### Data shown

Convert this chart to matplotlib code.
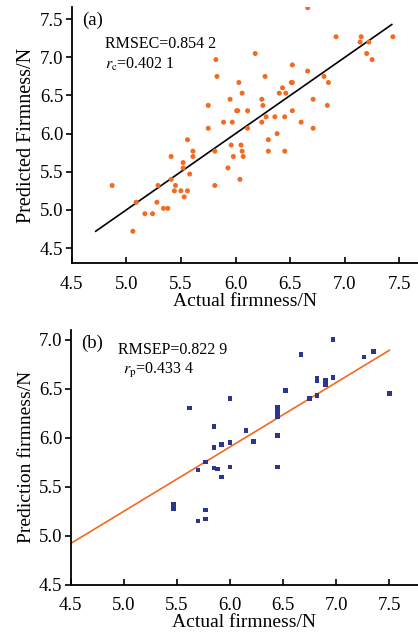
import numpy as np
import matplotlib
matplotlib.use('Agg')
import matplotlib.pyplot as plt

plt.rcParams['font.family'] = ['Liberation Serif', 'DejaVu Serif']
plt.rcParams['mathtext.fontset'] = 'stix'

# Calibration set (a)
cal_actual = [4.87, 5.06, 5.09, 5.17, 5.24, 5.28, 5.29, 5.34, 5.38, 5.41, 5.41, 5.44,
              5.45, 5.50, 5.52, 5.52, 5.53, 5.56, 5.56, 5.58, 5.61, 5.61, 5.75, 5.75,
              5.81, 5.81, 5.82, 5.83, 5.89, 5.93, 5.95, 5.96, 5.97, 5.98, 6.01, 6.02,
              6.03, 6.04, 6.05, 6.06, 6.06, 6.07, 6.11, 6.11, 6.18, 6.24, 6.24, 6.25,
              6.27, 6.28, 6.30, 6.30, 6.36, 6.38, 6.40, 6.43, 6.45, 6.45, 6.46, 6.51,
              6.52, 6.52, 6.52, 6.60, 6.66, 6.66, 6.71, 6.71, 6.81, 6.84, 6.85, 6.92,
              7.14, 7.15, 7.20, 7.22, 7.25, 7.44]
cal_pred = [5.32, 4.72, 5.10, 4.95, 4.95, 5.10, 5.32, 5.02, 5.02, 5.70, 5.40, 5.25,
            5.32, 5.25, 5.62, 5.55, 5.17, 5.25, 5.92, 5.47, 5.70, 5.77, 6.37, 6.07,
            5.77, 5.32, 6.97, 6.75, 6.15, 5.55, 6.45, 5.85, 6.15, 5.70, 6.30, 6.30,
            6.67, 5.40, 5.85, 6.53, 5.77, 5.70, 6.30, 6.07, 7.05, 6.15, 6.45, 6.37,
            6.75, 6.22, 5.92, 5.77, 6.22, 6.00, 6.53, 6.60, 6.22, 5.77, 6.53, 6.67,
            6.90, 6.67, 6.30, 6.15, 7.65, 6.82, 6.45, 6.07, 6.75, 6.37, 6.67, 7.27,
            7.20, 7.27, 7.05, 7.20, 6.97, 7.27]
cal_line_x = [4.72, 7.43]
cal_line_y = [4.72, 7.43]

# Prediction set (b)
pre_actual = [5.47, 5.47, 5.62, 5.70, 5.70, 5.77, 5.77, 5.77, 5.85, 5.85, 5.85, 5.88,
              5.92, 5.92, 6.00, 6.00, 6.00, 6.15, 6.22, 6.45, 6.45, 6.45, 6.45, 6.45,
              6.45, 6.52, 6.67, 6.75, 6.82, 6.82, 6.82, 6.90, 6.90, 6.90, 6.97, 6.97,
              7.26, 7.35, 7.50]
pre_pred = [5.32, 5.27, 6.30, 5.67, 5.15, 5.75, 5.26, 5.17, 6.11, 5.90, 5.69, 5.68,
            5.93, 5.60, 6.40, 5.95, 5.70, 6.07, 5.96, 6.31, 6.28, 6.24, 6.21, 6.02,
            5.70, 6.48, 6.85, 6.40, 6.60, 6.58, 6.43, 6.58, 6.56, 6.54, 7.00, 6.61,
            6.82, 6.88, 6.45]
pre_line_x = [4.5, 7.5]
pre_line_y = [4.92, 6.89]

ticks = [4.5, 5.0, 5.5, 6.0, 6.5, 7.0, 7.5]

fig = plt.figure(figsize=(4.18, 6.35), dpi=100)
ax_a = fig.add_axes([0.1715, 0.5854, 0.8285, 0.4036])
ax_b = fig.add_axes([0.1691, 0.0792, 0.8309, 0.4016])

for ax in (ax_a, ax_b):
    ax.spines['top'].set_visible(False)
    ax.spines['right'].set_visible(False)
    ax.spines['left'].set_linewidth(1.3)
    ax.spines['bottom'].set_linewidth(1.3)
    ax.tick_params(axis='x', direction='in', length=4, width=1.2, labelsize=13.5, pad=9)
    ax.tick_params(axis='y', direction='out', length=4, width=1.2, labelsize=13.5, pad=2)
    ax.set_xticks(ticks)

# (a)
ax_a.scatter(cal_actual, cal_pred, s=13, color='#f36a21', edgecolors='none', zorder=3)
ax_a.plot(cal_line_x, cal_line_y, color='black', lw=1.2)
ax_a.set_xlim(4.5, 7.67)
ax_a.set_ylim(4.30, 7.66)
ax_a.set_yticks(ticks)
ax_a.set_xlabel('Actual firmness/N', fontsize=14, labelpad=0)
ax_a.set_ylabel('Predicted Firmness/N', fontsize=14.5, labelpad=3)
ax_a.text(0.03, 0.949, '(a)', transform=ax_a.transAxes, fontsize=13.5, va='center')
ax_a.text(0.097, 0.855, 'RMSEC=0.854 2', transform=ax_a.transAxes, fontsize=11.5, va='center')
ax_a.text(0.097, 0.775, r'$r_\mathrm{c}$=0.402 1', transform=ax_a.transAxes, fontsize=11.5, va='center')

# (b)
ax_b.scatter(pre_actual, pre_pred, s=11, marker='s', color='#2c3592', edgecolors='none', zorder=3)
ax_b.plot(pre_line_x, pre_line_y, color='#f36a21', lw=1.2)
ax_b.set_xlim(4.5, 7.77)
ax_b.set_ylim(4.5, 7.10)
ax_b.set_yticks([4.5, 5.0, 5.5, 6.0, 6.5, 7.0])
ax_b.set_xlabel('Actual firmness/N', fontsize=14, labelpad=0)
ax_b.set_ylabel('Prediction firmness/N', fontsize=14, labelpad=3)
ax_b.text(0.03, 0.948, '(b)', transform=ax_b.transAxes, fontsize=13.5, va='center')
ax_b.text(0.137, 0.92, 'RMSEP=0.822 9', transform=ax_b.transAxes, fontsize=11.5, va='center')
ax_b.text(0.151, 0.84, r'$r_\mathrm{p}$=0.433 4', transform=ax_b.transAxes, fontsize=11.5, va='center')

fig.savefig('out.png', dpi=100)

### Given exercise
Omit the pictures, then quote the rest of the material above exactly.

### Result of this exercise
Convert this chart to matplotlib code.
import numpy as np
import matplotlib
matplotlib.use('Agg')
import matplotlib.pyplot as plt

plt.rcParams['font.family'] = ['Liberation Serif', 'DejaVu Serif']
plt.rcParams['mathtext.fontset'] = 'stix'

# Calibration set (a)
cal_actual = [4.87, 5.06, 5.09, 5.17, 5.24, 5.28, 5.29, 5.34, 5.38, 5.41, 5.41, 5.44,
              5.45, 5.50, 5.52, 5.52, 5.53, 5.56, 5.56, 5.58, 5.61, 5.61, 5.75, 5.75,
              5.81, 5.81, 5.82, 5.83, 5.89, 5.93, 5.95, 5.96, 5.97, 5.98, 6.01, 6.02,
              6.03, 6.04, 6.05, 6.06, 6.06, 6.07, 6.11, 6.11, 6.18, 6.24, 6.24, 6.25,
              6.27, 6.28, 6.30, 6.30, 6.36, 6.38, 6.40, 6.43, 6.45, 6.45, 6.46, 6.51,
              6.52, 6.52, 6.52, 6.60, 6.66, 6.66, 6.71, 6.71, 6.81, 6.84, 6.85, 6.92,
              7.14, 7.15, 7.20, 7.22, 7.25, 7.44]
cal_pred = [5.32, 4.72, 5.10, 4.95, 4.95, 5.10, 5.32, 5.02, 5.02, 5.70, 5.40, 5.25,
            5.32, 5.25, 5.62, 5.55, 5.17, 5.25, 5.92, 5.47, 5.70, 5.77, 6.37, 6.07,
            5.77, 5.32, 6.97, 6.75, 6.15, 5.55, 6.45, 5.85, 6.15, 5.70, 6.30, 6.30,
            6.67, 5.40, 5.85, 6.53, 5.77, 5.70, 6.30, 6.07, 7.05, 6.15, 6.45, 6.37,
            6.75, 6.22, 5.92, 5.77, 6.22, 6.00, 6.53, 6.60, 6.22, 5.77, 6.53, 6.67,
            6.90, 6.67, 6.30, 6.15, 7.65, 6.82, 6.45, 6.07, 6.75, 6.37, 6.67, 7.27,
            7.20, 7.27, 7.05, 7.20, 6.97, 7.27]
cal_line_x = [4.72, 7.43]
cal_line_y = [4.72, 7.43]

# Prediction set (b)
pre_actual = [5.47, 5.47, 5.62, 5.70, 5.70, 5.77, 5.77, 5.77, 5.85, 5.85, 5.85, 5.88,
              5.92, 5.92, 6.00, 6.00, 6.00, 6.15, 6.22, 6.45, 6.45, 6.45, 6.45, 6.45,
              6.45, 6.52, 6.67, 6.75, 6.82, 6.82, 6.82, 6.90, 6.90, 6.90, 6.97, 6.97,
              7.26, 7.35, 7.50]
pre_pred = [5.32, 5.27, 6.30, 5.67, 5.15, 5.75, 5.26, 5.17, 6.11, 5.90, 5.69, 5.68,
            5.93, 5.60, 6.40, 5.95, 5.70, 6.07, 5.96, 6.31, 6.28, 6.24, 6.21, 6.02,
            5.70, 6.48, 6.85, 6.40, 6.60, 6.58, 6.43, 6.58, 6.56, 6.54, 7.00, 6.61,
            6.82, 6.88, 6.45]
pre_line_x = [4.5, 7.5]
pre_line_y = [4.92, 6.89]

ticks = [4.5, 5.0, 5.5, 6.0, 6.5, 7.0, 7.5]

fig = plt.figure(figsize=(4.18, 6.35), dpi=100)
ax_a = fig.add_axes([0.1715, 0.5854, 0.8285, 0.4036])
ax_b = fig.add_axes([0.1691, 0.0792, 0.8309, 0.4016])

for ax in (ax_a, ax_b):
    ax.spines['top'].set_visible(False)
    ax.spines['right'].set_visible(False)
    ax.spines['left'].set_linewidth(1.3)
    ax.spines['bottom'].set_linewidth(1.3)
    ax.tick_params(axis='x', direction='in', length=4, width=1.2, labelsize=13.5, pad=9)
    ax.tick_params(axis='y', direction='out', length=4, width=1.2, labelsize=13.5, pad=2)
    ax.set_xticks(ticks)

# (a)
ax_a.scatter(cal_actual, cal_pred, s=13, color='#f36a21', edgecolors='none', zorder=3)
ax_a.plot(cal_line_x, cal_line_y, color='black', lw=1.2)
ax_a.set_xlim(4.5, 7.67)
ax_a.set_ylim(4.30, 7.66)
ax_a.set_yticks(ticks)
ax_a.set_xlabel('Actual firmness/N', fontsize=14, labelpad=0)
ax_a.set_ylabel('Predicted Firmness/N', fontsize=14.5, labelpad=3)
ax_a.text(0.03, 0.949, '(a)', transform=ax_a.transAxes, fontsize=13.5, va='center')
ax_a.text(0.097, 0.855, 'RMSEC=0.854 2', transform=ax_a.transAxes, fontsize=11.5, va='center')
ax_a.text(0.097, 0.775, r'$r_\mathrm{c}$=0.402 1', transform=ax_a.transAxes, fontsize=11.5, va='center')

# (b)
ax_b.scatter(pre_actual, pre_pred, s=11, marker='s', color='#2c3592', edgecolors='none', zorder=3)
ax_b.plot(pre_line_x, pre_line_y, color='#f36a21', lw=1.2)
ax_b.set_xlim(4.5, 7.77)
ax_b.set_ylim(4.5, 7.10)
ax_b.set_yticks([4.5, 5.0, 5.5, 6.0, 6.5, 7.0])
ax_b.set_xlabel('Actual firmness/N', fontsize=14, labelpad=0)
ax_b.set_ylabel('Prediction firmness/N', fontsize=14, labelpad=3)
ax_b.text(0.03, 0.948, '(b)', transform=ax_b.transAxes, fontsize=13.5, va='center')
ax_b.text(0.137, 0.92, 'RMSEP=0.822 9', transform=ax_b.transAxes, fontsize=11.5, va='center')
ax_b.text(0.151, 0.84, r'$r_\mathrm{p}$=0.433 4', transform=ax_b.transAxes, fontsize=11.5, va='center')

fig.savefig('out.png', dpi=100)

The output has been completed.